Seeking reentrant+threadsafe XML parser written in ANSI-C ...

R

Roland Mainz

Hi!

----

Does anyone here know any XML parsers which are reentrant, threadsafe,
maintained (e.g. the project should still be active+alive) and written
in ANSI-C (libxml2 is unfortunately not reentrant and I'm currently not
sure whether "Parsifal"
(http://www.saunalahti.fi/~samiuus/toni/xmlproc/)) is still under active
development... ?

----

Bye,
Roland

--
__ . . __
(o.\ \/ /.o) (e-mail address removed)
\__\/\/__/ MPEG specialist, C&&JAVA&&Sun&&Unix programmer
/O /==\ O\ TEL <currently fluctuating>
(;O/ \/ \O;)
 
B

Bjoern Hoehrmann

* Roland Mainz wrote in comp.text.xml:
Does anyone here know any XML parsers which are reentrant, threadsafe,
maintained (e.g. the project should still be active+alive) and written
in ANSI-C (libxml2 is unfortunately not reentrant and I'm currently not
sure whether "Parsifal"
(http://www.saunalahti.fi/~samiuus/toni/xmlproc/)) is still under active
development... ?

Could you explain what you mean by "reentrant" in this context? Which
function(s) would you be calling concurrently from multiple "threads"?
Why doesn't Expat meet your criteria?
 
B

Bjoern Hoehrmann

* Joseph J. Kesselman wrote in comp.text.xml:
Apache Xerces?

.... Isn't written in ANSI C, is it? There are Java and C++ versions, but
no C versions, as far as I can tell anyway.
 
J

Joseph J. Kesselman

... Isn't written in ANSI C, is it? There are Java and C++ versions, but
no C versions, as far as I can tell anyway.

.... Right. Sorry.

(On the other hand, do you really need "written in", or is "compatable
with" sufficient?

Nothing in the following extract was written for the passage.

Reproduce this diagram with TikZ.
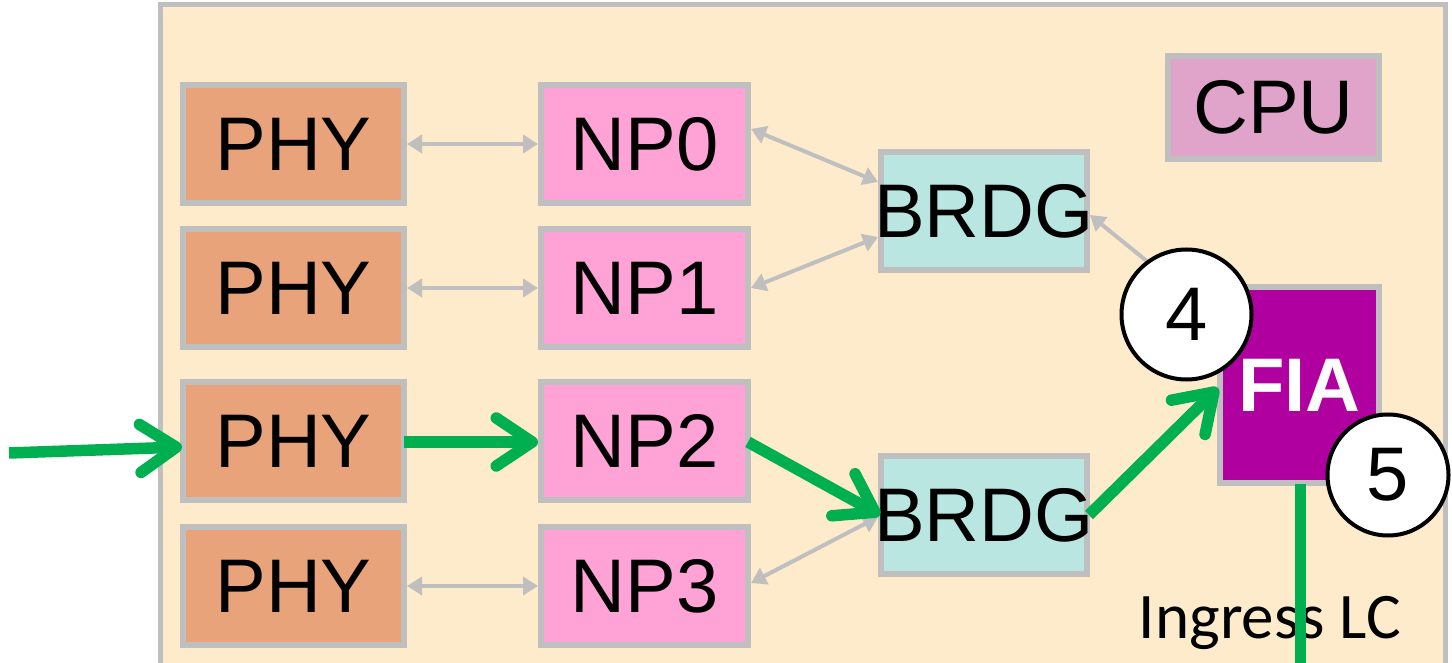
\documentclass[tikz,border=0pt]{standalone}
\usepackage{fontspec}
\setmainfont{Liberation Sans}
\newfontfamily\calibrifont{Carlito}
\usetikzlibrary{arrows.meta,calc}
\definecolor{beige}{HTML}{FEEBCB}
\definecolor{grayb}{HTML}{BFBFBF}
\definecolor{phyc}{HTML}{E9A37B}
\definecolor{npc}{HTML}{FFA3D7}
\definecolor{brdgc}{HTML}{B9E6E0}
\definecolor{cpuc}{HTML}{E0A4CB}
\definecolor{fiac}{HTML}{B0009F}
\definecolor{greenc}{HTML}{00B050}
\tikzset{
  box/.style={draw=grayb, line width=3pt, inner sep=0pt, font=\fontsize{38}{38}\selectfont},
  phybox/.style={box, fill=phyc, minimum width=110.5pt, minimum height=59pt},
  npbox/.style={box, fill=npc, minimum width=103.5pt, minimum height=59pt},
  brdgbox/.style={box, fill=brdgc, minimum width=103pt, minimum height=59pt},
  cpubox/.style={box, fill=cpuc, minimum width=105.5pt, minimum height=51.5pt},
  fiabox/.style={box, fill=fiac, text=white, font=\fontsize{38}{38}\selectfont\bfseries, minimum width=79.5pt, minimum height=98pt},
  numcircle/.style={circle, draw=black, line width=2pt, fill=white, inner sep=0pt, font=\fontsize{38}{38}\selectfont},
  grayarrow/.style={draw=grayb, line width=2pt, {Triangle[length=7.5pt,width=9pt]}-{Triangle[length=7.5pt,width=9pt]}},
  grayone/.style={draw=grayb, line width=2pt, -{Triangle[length=7.5pt,width=9pt]}},
  greenarrow/.style={draw=greenc, line width=5.75pt, -{Straight Barb[length=18pt,width=24pt,round]}},
  greenline/.style={draw=greenc, line width=5.5pt}
}
\begin{document}
\begin{tikzpicture}[x=0.5pt,y=-0.5pt]
\useasboundingbox (0,0) rectangle (1452,663);
\fill[white] (0,0) rectangle (1452,663);
\clip (0,0) rectangle (1452,663);
% board
\draw[draw=grayb, fill=beige, line width=2.5pt] (160.5,4.5) rectangle (1445.5,720);
% boxes
\node[phybox] (phy1) at (293.5,144) {PHY};
\node[phybox] (phy2) at (293.5,288) {PHY};
\node[phybox] (phy3) at (293.5,441) {PHY};
\node[phybox] (phy4) at (293.5,586) {PHY};
\node[npbox] (np0) at (644.5,144) {NP0};
\node[npbox] (np1) at (644.5,288) {NP1};
\node[npbox] (np2) at (644.5,441) {NP2};
\node[npbox] (np3) at (644.5,586) {NP3};
\node[brdgbox] (br1) at (984,211) {\makebox[0pt][c]{BRDG}};
\node[brdgbox] (br2) at (984,515) {\makebox[0pt][c]{BRDG}};
\node[cpubox] (cpu) at (1273.5,107.5) {CPU};
\node[fiabox] (fia) at (1299.5,385) {FIA};
% gray connectors
\draw[grayarrow] (phy1.east) -- (np0.west);
\draw[grayarrow] (phy2.east) -- (np1.west);
\draw[grayarrow] (phy4.east) -- (np3.west);
\draw[grayarrow] ($(np0.east)+(0,-15)$) -- ($(br1.west)+(0,-29)$);
\draw[grayarrow] (np1.east) -- ($(br1.west)+(0,26)$);
\draw[grayarrow] ($(np3.east)+(0,-3)$) -- ($(br2.west)+(0,2)$);
\draw[grayone] ($(fia.west)+(0,-67)$) -- ($(br1.east)+(0,4)$);
% green path
\coordinate (in) at (9,453);
\coordinate (out) at (1300.5,680);
\draw[greenarrow] (in) -- ($(phy3.west)+(2,6)$);
\draw[greenarrow] ($(phy3.east)+(-3,1)$) -- ($(np2.west)+(0,1)$);
\draw[greenarrow] ($(np2.east)+(-3,1)$) -- ($(br2.west)+(2,0)$);
\draw[greenarrow] ($(br2.east)+(-1,0)$) -- ($(fia.west)+(1,3)$);
% label
\node[font=\calibrifont\fontsize{32.5}{32.5}\selectfont, anchor=base, inner sep=0pt] (lc) at (1270,638) {Ingress LC};
\draw[greenline] ($(fia.south)+(1,-2)$) -- (out);
% numbers
\node[numcircle, minimum size=65pt] (c4) at (1186.5,314.5) {4};
\node[numcircle, minimum size=60.5pt] (c5) at (1388,475) {5};
\end{tikzpicture}
\end{document}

It's probably possible to rattle off a few simple
adapters to invoke it from C and to route the SAX callbacks into C code...)
 
R

Richard Tobin

Bjoern Hoehrmann said:
Could you explain what you mean by "reentrant" in this context? Which
function(s) would you be calling concurrently from multiple "threads"?

It makes a difference whether you need to an instance of the parser
to be re-entrant, or just need to be able to use multiple instances.

The latter is fairly easy; the former is hard to make sense of.